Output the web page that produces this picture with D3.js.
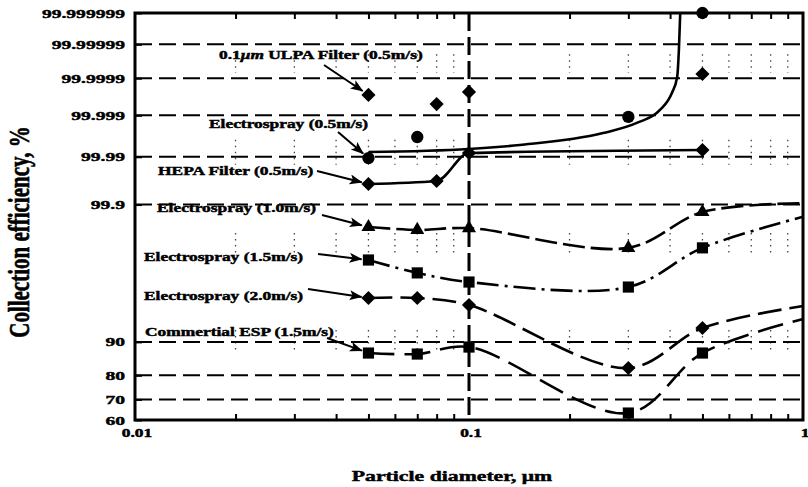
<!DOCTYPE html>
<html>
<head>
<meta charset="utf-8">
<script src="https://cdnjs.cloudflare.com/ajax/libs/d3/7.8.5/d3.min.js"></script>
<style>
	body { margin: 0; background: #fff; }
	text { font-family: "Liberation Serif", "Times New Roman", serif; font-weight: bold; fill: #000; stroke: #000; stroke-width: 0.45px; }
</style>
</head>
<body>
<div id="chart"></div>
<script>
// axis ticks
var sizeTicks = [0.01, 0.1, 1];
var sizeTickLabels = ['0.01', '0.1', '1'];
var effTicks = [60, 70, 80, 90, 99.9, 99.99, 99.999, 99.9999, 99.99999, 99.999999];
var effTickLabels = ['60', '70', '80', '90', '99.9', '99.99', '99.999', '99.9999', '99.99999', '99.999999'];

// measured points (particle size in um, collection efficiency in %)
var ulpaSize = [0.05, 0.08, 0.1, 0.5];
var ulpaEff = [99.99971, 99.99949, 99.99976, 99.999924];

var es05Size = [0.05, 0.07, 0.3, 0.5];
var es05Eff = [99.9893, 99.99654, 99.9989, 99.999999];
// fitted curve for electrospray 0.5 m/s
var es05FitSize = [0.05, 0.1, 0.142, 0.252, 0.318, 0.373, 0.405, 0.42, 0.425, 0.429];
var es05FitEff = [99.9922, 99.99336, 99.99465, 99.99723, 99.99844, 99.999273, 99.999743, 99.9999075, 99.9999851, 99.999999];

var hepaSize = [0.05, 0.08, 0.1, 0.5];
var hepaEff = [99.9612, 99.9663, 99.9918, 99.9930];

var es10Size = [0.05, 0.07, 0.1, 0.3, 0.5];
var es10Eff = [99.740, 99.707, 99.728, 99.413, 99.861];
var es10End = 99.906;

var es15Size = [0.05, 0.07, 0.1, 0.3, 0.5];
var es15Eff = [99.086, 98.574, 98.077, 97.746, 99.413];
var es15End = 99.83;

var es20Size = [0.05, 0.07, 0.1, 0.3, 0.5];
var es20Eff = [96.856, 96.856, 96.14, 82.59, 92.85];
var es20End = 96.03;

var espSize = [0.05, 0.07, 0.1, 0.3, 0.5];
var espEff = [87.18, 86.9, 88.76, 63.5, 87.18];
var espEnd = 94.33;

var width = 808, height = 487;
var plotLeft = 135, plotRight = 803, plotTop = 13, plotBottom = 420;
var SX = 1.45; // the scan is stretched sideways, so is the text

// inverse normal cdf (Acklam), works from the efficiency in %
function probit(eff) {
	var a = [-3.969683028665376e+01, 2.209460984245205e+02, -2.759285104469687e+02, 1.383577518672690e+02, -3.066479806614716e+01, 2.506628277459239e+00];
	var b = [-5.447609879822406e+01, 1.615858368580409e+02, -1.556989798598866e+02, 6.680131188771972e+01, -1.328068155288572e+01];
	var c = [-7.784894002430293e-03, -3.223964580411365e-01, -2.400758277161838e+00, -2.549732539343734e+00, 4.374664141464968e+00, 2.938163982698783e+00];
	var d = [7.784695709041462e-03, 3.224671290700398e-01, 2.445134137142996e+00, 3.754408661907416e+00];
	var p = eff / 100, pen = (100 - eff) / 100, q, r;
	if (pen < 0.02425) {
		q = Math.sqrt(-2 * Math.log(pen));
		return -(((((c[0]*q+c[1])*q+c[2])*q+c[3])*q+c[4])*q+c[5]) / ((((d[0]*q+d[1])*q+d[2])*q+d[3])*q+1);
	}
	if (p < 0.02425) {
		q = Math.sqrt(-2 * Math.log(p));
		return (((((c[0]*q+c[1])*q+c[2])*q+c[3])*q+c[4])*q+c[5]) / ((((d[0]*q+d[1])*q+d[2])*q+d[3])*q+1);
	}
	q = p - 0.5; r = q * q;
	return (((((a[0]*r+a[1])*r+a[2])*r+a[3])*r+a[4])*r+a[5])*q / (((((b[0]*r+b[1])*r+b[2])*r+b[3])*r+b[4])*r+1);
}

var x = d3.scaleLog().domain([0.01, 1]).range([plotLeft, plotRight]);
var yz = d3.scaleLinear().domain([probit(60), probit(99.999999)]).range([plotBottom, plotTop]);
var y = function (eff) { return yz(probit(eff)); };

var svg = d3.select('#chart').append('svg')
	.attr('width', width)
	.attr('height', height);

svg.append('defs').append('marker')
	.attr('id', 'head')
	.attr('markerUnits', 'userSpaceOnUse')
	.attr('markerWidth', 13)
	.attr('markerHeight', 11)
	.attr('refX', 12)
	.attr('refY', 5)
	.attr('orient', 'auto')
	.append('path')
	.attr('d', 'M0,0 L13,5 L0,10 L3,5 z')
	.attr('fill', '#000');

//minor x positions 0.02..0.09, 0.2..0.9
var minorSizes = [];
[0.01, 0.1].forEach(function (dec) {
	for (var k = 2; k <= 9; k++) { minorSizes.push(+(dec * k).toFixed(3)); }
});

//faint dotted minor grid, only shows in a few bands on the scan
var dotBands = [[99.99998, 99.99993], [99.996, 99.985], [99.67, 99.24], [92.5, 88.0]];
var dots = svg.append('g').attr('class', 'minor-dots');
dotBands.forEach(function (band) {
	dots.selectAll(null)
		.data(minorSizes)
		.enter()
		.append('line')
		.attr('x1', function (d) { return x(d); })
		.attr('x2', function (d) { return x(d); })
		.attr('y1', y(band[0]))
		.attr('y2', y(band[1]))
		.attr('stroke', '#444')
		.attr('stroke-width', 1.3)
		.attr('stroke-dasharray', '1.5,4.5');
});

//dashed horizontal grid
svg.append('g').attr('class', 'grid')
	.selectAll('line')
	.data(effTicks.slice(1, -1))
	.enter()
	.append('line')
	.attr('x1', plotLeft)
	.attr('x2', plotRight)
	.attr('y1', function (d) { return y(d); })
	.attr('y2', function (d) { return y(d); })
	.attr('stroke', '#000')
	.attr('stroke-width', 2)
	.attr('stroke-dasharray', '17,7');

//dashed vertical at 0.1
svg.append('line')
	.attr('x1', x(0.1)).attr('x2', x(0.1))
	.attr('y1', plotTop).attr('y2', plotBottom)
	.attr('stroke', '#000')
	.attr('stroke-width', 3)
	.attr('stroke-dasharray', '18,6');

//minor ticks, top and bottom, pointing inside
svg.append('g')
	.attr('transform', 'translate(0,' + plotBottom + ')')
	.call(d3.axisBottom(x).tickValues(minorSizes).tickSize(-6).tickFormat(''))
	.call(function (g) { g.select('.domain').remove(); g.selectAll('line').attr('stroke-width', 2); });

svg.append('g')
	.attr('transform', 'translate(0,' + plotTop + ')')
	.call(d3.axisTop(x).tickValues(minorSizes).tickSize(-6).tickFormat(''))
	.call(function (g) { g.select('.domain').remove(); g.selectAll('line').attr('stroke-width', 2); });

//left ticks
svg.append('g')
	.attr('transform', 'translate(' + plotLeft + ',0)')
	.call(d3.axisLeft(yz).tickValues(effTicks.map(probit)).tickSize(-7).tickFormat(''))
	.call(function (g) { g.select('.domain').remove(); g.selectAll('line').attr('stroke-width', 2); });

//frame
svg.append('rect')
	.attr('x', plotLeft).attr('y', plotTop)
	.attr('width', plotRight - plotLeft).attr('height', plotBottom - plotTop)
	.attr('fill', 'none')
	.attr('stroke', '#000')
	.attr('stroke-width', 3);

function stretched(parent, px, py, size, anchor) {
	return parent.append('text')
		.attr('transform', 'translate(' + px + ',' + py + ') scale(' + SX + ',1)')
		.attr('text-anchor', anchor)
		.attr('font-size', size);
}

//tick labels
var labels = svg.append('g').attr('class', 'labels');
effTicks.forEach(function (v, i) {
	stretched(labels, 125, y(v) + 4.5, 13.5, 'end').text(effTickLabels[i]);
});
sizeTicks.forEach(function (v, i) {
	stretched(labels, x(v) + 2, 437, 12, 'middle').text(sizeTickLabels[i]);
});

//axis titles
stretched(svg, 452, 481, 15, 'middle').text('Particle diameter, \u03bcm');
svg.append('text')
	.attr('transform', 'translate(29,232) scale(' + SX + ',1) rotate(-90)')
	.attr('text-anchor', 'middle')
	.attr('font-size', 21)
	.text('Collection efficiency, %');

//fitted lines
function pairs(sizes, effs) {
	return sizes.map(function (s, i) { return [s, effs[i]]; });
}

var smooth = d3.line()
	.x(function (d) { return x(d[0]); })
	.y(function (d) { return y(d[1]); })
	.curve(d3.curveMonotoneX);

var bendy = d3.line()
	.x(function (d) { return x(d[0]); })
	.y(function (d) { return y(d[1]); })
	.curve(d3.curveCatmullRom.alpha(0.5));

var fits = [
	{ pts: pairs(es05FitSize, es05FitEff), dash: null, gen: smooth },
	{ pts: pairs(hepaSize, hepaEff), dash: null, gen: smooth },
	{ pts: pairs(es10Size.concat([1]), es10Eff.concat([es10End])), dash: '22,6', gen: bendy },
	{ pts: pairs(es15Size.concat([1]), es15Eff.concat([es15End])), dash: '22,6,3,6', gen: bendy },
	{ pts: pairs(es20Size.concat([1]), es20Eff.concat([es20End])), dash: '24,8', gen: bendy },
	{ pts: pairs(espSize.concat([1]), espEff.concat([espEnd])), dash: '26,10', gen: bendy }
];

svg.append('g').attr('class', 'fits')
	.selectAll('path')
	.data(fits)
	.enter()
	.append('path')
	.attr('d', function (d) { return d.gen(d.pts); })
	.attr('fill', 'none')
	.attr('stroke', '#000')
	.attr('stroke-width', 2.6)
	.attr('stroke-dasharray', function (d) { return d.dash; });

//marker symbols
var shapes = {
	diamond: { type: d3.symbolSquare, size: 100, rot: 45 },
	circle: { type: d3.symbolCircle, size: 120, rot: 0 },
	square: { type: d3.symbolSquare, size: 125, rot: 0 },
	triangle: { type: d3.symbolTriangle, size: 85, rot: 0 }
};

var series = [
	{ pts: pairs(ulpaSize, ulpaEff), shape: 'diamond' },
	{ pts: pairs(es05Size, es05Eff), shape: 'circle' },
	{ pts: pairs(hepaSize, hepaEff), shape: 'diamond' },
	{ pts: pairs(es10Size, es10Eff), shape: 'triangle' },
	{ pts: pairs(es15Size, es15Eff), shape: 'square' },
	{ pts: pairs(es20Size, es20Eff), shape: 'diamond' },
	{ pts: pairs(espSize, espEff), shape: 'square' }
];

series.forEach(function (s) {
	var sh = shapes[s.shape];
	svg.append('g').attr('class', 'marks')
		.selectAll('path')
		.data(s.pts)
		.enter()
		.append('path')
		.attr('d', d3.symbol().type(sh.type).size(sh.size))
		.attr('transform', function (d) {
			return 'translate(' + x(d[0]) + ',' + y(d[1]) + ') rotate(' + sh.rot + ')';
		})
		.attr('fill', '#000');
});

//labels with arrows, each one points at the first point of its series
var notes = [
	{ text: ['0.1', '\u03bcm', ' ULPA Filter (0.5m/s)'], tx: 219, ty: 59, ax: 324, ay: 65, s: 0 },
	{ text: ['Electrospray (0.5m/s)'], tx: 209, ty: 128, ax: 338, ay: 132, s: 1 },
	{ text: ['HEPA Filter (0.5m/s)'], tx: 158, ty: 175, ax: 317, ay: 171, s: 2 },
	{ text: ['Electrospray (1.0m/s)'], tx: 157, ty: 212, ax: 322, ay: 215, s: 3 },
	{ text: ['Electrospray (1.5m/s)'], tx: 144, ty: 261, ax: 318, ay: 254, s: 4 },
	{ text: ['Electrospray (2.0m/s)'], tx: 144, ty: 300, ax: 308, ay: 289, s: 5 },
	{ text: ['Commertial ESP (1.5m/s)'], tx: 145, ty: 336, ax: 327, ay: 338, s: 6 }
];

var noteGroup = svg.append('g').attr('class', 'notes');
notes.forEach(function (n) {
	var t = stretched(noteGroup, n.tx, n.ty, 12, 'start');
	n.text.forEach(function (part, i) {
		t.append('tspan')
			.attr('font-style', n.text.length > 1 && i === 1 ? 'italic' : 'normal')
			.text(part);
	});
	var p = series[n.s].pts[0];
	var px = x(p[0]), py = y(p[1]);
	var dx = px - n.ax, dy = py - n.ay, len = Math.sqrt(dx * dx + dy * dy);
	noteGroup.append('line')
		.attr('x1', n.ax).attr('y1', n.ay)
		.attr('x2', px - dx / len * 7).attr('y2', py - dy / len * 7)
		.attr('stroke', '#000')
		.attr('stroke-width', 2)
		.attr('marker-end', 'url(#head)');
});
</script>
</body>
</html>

_ _ _ _ _ _ _

Stated goal: Return the material line for line, from its beginning to the line that contains "var espEnd = 94.33;", with the pictures left out.

Full response:
Output the web page that produces this picture with D3.js.
<!DOCTYPE html>
<html>
<head>
<meta charset="utf-8">
<script src="https://cdnjs.cloudflare.com/ajax/libs/d3/7.8.5/d3.min.js"></script>
<style>
	body { margin: 0; background: #fff; }
	text { font-family: "Liberation Serif", "Times New Roman", serif; font-weight: bold; fill: #000; stroke: #000; stroke-width: 0.45px; }
</style>
</head>
<body>
<div id="chart"></div>
<script>
// axis ticks
var sizeTicks = [0.01, 0.1, 1];
var sizeTickLabels = ['0.01', '0.1', '1'];
var effTicks = [60, 70, 80, 90, 99.9, 99.99, 99.999, 99.9999, 99.99999, 99.999999];
var effTickLabels = ['60', '70', '80', '90', '99.9', '99.99', '99.999', '99.9999', '99.99999', '99.999999'];

// measured points (particle size in um, collection efficiency in %)
var ulpaSize = [0.05, 0.08, 0.1, 0.5];
var ulpaEff = [99.99971, 99.99949, 99.99976, 99.999924];

var es05Size = [0.05, 0.07, 0.3, 0.5];
var es05Eff = [99.9893, 99.99654, 99.9989, 99.999999];
// fitted curve for electrospray 0.5 m/s
var es05FitSize = [0.05, 0.1, 0.142, 0.252, 0.318, 0.373, 0.405, 0.42, 0.425, 0.429];
var es05FitEff = [99.9922, 99.99336, 99.99465, 99.99723, 99.99844, 99.999273, 99.999743, 99.9999075, 99.9999851, 99.999999];

var hepaSize = [0.05, 0.08, 0.1, 0.5];
var hepaEff = [99.9612, 99.9663, 99.9918, 99.9930];

var es10Size = [0.05, 0.07, 0.1, 0.3, 0.5];
var es10Eff = [99.740, 99.707, 99.728, 99.413, 99.861];
var es10End = 99.906;

var es15Size = [0.05, 0.07, 0.1, 0.3, 0.5];
var es15Eff = [99.086, 98.574, 98.077, 97.746, 99.413];
var es15End = 99.83;

var es20Size = [0.05, 0.07, 0.1, 0.3, 0.5];
var es20Eff = [96.856, 96.856, 96.14, 82.59, 92.85];
var es20End = 96.03;

var espSize = [0.05, 0.07, 0.1, 0.3, 0.5];
var espEff = [87.18, 86.9, 88.76, 63.5, 87.18];
var espEnd = 94.33;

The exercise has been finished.